“…I have loved you with an everlasting love; therefore I have continued my faithfulness to you. Again I will build you, and you shall be built, O virgin Israel! …” -Jeremiah 31:3b-4a ESVUK
The above verses have been shared often. However, many times they are shared out of context. We tend to choose which verses we like and apply it to ourselves without thinking about the bigger picture surrounding the chosen verses. Let’s have a look at the background of today’s verses and how they relate to us now.
The people of Israel were being held in captivity in Babylon. Many false prophets rose up and shared with the Israelites they were going to be freed from captivity quickly and they also made threats towards Jeremiah when he told the truth. Jeremiah had prophesied to the Israelites about their sin and their captivity. He also prophesied during the captivity and about the future when they would be able to go home. As we know the Israelites were in Babylon for seventy years. There was no quick fix for them getting out. They were in captivity because of their sin and rebellion against God.
God still loved Israel. The captivity was actually a sign of his love. He disciplined Israel just like we, parents, would for a misbehaving child.
Imagine how the Israelites must have felt. They missed their homeland. Some of them didn’t want to admit their sins. Often, they were angry at Jeremiah and did not heed his warnings from God nor did they listen to many of his prophecies. They were anxious and frustrated, especially when false prophets came along giving them false hope because what they said sounded good, but it was not a word from God.
During this time, they were made to bow down to Nebuchadnezzar’s statue (see Daniel 3) and were not allowed to pray to their own God (see Daniel 6). This must have been very confusing to them, but instead of standing out like Shadrach, Meshach, Abednego, and Daniel, they went along with the Babylonians. They were used to worshipping other gods as they followed the cultures around them (this was one of the reasons they were in captivity). They were afraid of standing up for God in this situation as they were afraid of persecution, the pit of fire and being thrown into the lion’s den.

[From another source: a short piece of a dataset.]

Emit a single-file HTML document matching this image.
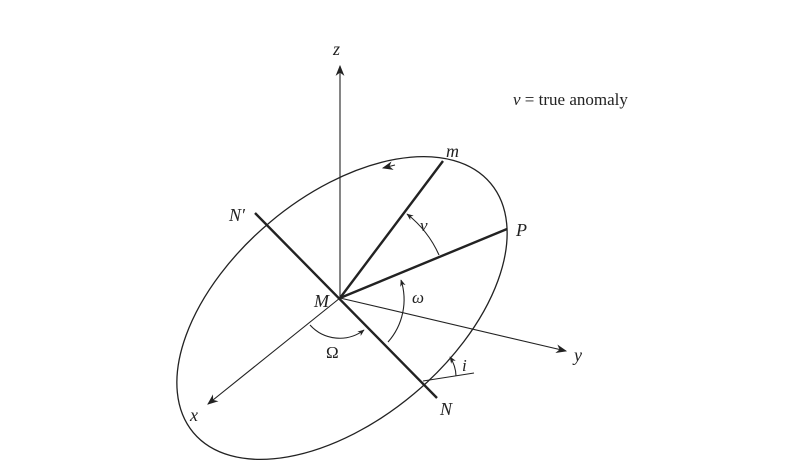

God wanted the Israelites to know he had not forgotten them. He promised them he would give them a future and a hope (Jeremiah 29:11). He promised Israel and Judah they will be restored (Jeremiah 30). Then at the start of chapter 31, God continues this message of hope to the people of Israel and their clans. He said, “I will be your God and they shall be my people” (Jeremiah 31:1).
God then declared to those who have struggled that he has loved them with an everlasting love and he continued his faithfulness to them. No matter what they had done, he still loves them. Nothing can ever stop God’s love for his people! He was faithful to them. He always looked after them. He always made sure their needs were met. God did not fail Israel, even if they felt he had.
God also promised he will build them and they will be built. He is declaring that he is wiping the slate clean. He knows they have rebelled against him. He knows they worshipped other gods and they may fail again. Human history has shown this cycle of failing God since Adam and Eve. God was telling the Israelites, he was starting fresh. He was giving them another chance. He was going to bless them, by building them as a nation again.
The time was coming for them to go home. They served their time in captivity. When they go home, they will build vineyards, fruit trees, etc. They will be rebuilt as a nation. There will be singing when they go back to their homeland. There will be repentance, mercy, and great joy.
We are fortunate enough to have not suffered in captivity as the Israelites had. However, we have sinned, at times backslidden, and fallen short of God’s glory.
The scripture shared is for all of Israel, including us. As Christians, we are grafted in as a part of spiritual Israel. But it is not for individuals. The word “you” in this passage is for “you” plural not singular. So, as we declare these truths for ourselves, let’s remember the context it was written in.
My brothers and sisters, God loves you and I (us), with an everlasting love! Nothing can separate us from his love (Romans 8:38-39). It doesn’t matter what we have done in life, he still loves us. He called us to be his children. God proved this to us by sending his son, Jesus Christ, who died on the cross for our sins and rose from the dead on the third day. Jesus made a way for us to be children of God and a part of his church.
He is always faithful to us (Lamentations 3:22-23). He looks after us. He meets our every need according to his riches in glory (Philippians 4.19). He promises that he will be with us always to the end of the age (Matthew 28:20b).
When we first became Christians, God began to build us. He began to build us as one body in Christ. The past is forgiven, and the future is secure. Be encouraged by God’s love and faithfulness. Be encouraged that we are a part of Christ and the wider church (spiritual Israel) across the world and in heaven. Be encouraged that we are being built as a people of God. His promises to Israel are promises to us. Praise the Lord!
So yes, these verses are meaningful. They are filled with hope and encouragement. They were written and said by God to the Israelites in captivity and they are for us as part of spiritual Israel today. Always remember, you are loved with an everlasting love. God bless you.